### Problem to solve
Copy out all the lines where "this" shows up.

-- Start Dataset records --

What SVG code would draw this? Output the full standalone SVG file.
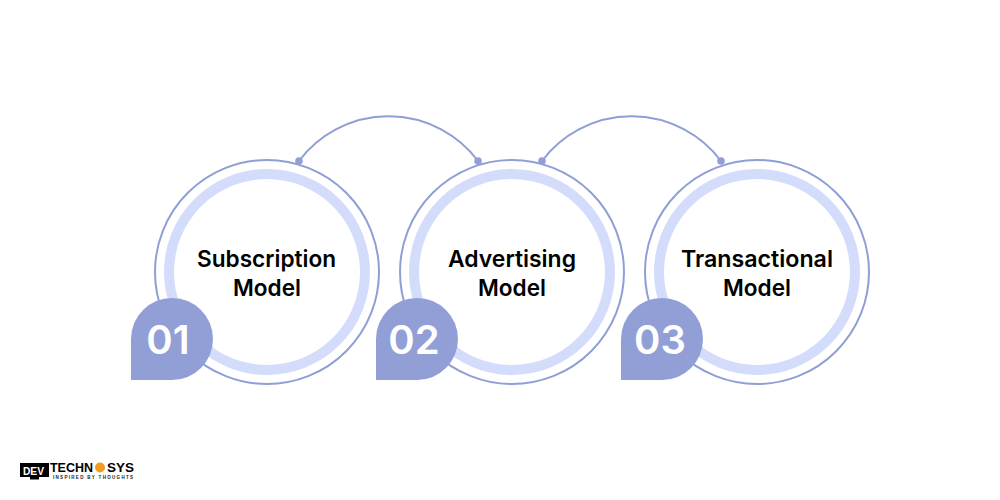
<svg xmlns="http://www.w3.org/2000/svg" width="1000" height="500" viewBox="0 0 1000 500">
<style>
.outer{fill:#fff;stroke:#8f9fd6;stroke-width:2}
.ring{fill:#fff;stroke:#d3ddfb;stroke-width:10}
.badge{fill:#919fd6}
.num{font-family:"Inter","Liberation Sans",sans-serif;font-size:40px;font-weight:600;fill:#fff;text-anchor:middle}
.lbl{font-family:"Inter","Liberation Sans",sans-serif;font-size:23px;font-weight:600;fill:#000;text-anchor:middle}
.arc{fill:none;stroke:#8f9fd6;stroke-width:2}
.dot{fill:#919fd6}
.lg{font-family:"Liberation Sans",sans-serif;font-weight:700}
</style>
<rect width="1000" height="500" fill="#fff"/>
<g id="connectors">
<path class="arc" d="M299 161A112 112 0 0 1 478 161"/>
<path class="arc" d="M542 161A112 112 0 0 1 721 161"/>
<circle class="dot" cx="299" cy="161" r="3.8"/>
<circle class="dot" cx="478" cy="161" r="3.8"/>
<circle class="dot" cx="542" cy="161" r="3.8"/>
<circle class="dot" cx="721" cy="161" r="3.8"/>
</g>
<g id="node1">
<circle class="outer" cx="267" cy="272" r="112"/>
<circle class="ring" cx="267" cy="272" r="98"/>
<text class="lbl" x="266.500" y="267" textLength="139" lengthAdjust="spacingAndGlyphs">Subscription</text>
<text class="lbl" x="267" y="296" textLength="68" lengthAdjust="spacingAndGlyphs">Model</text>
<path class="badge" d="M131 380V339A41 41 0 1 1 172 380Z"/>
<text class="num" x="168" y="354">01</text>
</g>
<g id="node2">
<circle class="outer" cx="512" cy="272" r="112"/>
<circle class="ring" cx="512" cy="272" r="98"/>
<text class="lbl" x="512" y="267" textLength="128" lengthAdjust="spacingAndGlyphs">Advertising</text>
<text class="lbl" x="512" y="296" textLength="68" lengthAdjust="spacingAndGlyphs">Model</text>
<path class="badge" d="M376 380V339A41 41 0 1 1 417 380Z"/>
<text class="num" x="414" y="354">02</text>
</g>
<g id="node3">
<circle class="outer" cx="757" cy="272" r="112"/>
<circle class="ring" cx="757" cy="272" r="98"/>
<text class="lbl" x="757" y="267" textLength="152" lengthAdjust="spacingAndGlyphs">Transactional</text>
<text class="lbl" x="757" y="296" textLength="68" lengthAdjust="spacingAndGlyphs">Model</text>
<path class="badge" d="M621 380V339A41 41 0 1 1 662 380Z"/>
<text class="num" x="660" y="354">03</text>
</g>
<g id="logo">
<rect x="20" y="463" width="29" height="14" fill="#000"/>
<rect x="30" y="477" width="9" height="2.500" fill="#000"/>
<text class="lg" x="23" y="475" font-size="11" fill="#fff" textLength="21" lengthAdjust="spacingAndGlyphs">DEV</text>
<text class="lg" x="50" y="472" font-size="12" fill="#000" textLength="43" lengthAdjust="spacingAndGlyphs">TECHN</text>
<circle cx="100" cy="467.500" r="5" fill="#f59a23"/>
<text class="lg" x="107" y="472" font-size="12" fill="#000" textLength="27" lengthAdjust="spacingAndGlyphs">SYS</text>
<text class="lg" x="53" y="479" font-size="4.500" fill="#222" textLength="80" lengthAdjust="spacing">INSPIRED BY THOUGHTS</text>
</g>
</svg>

-- End Dataset records --
-- Start Dataset records --

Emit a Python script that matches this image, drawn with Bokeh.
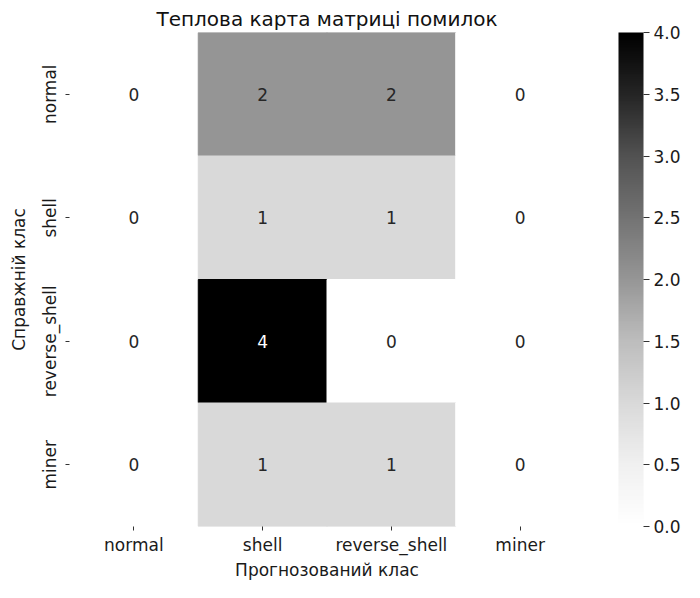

-- End Dataset records --

### Task result
What SVG code would draw this? Output the full standalone SVG file.
Emit a Python script that matches this image, drawn with Bokeh.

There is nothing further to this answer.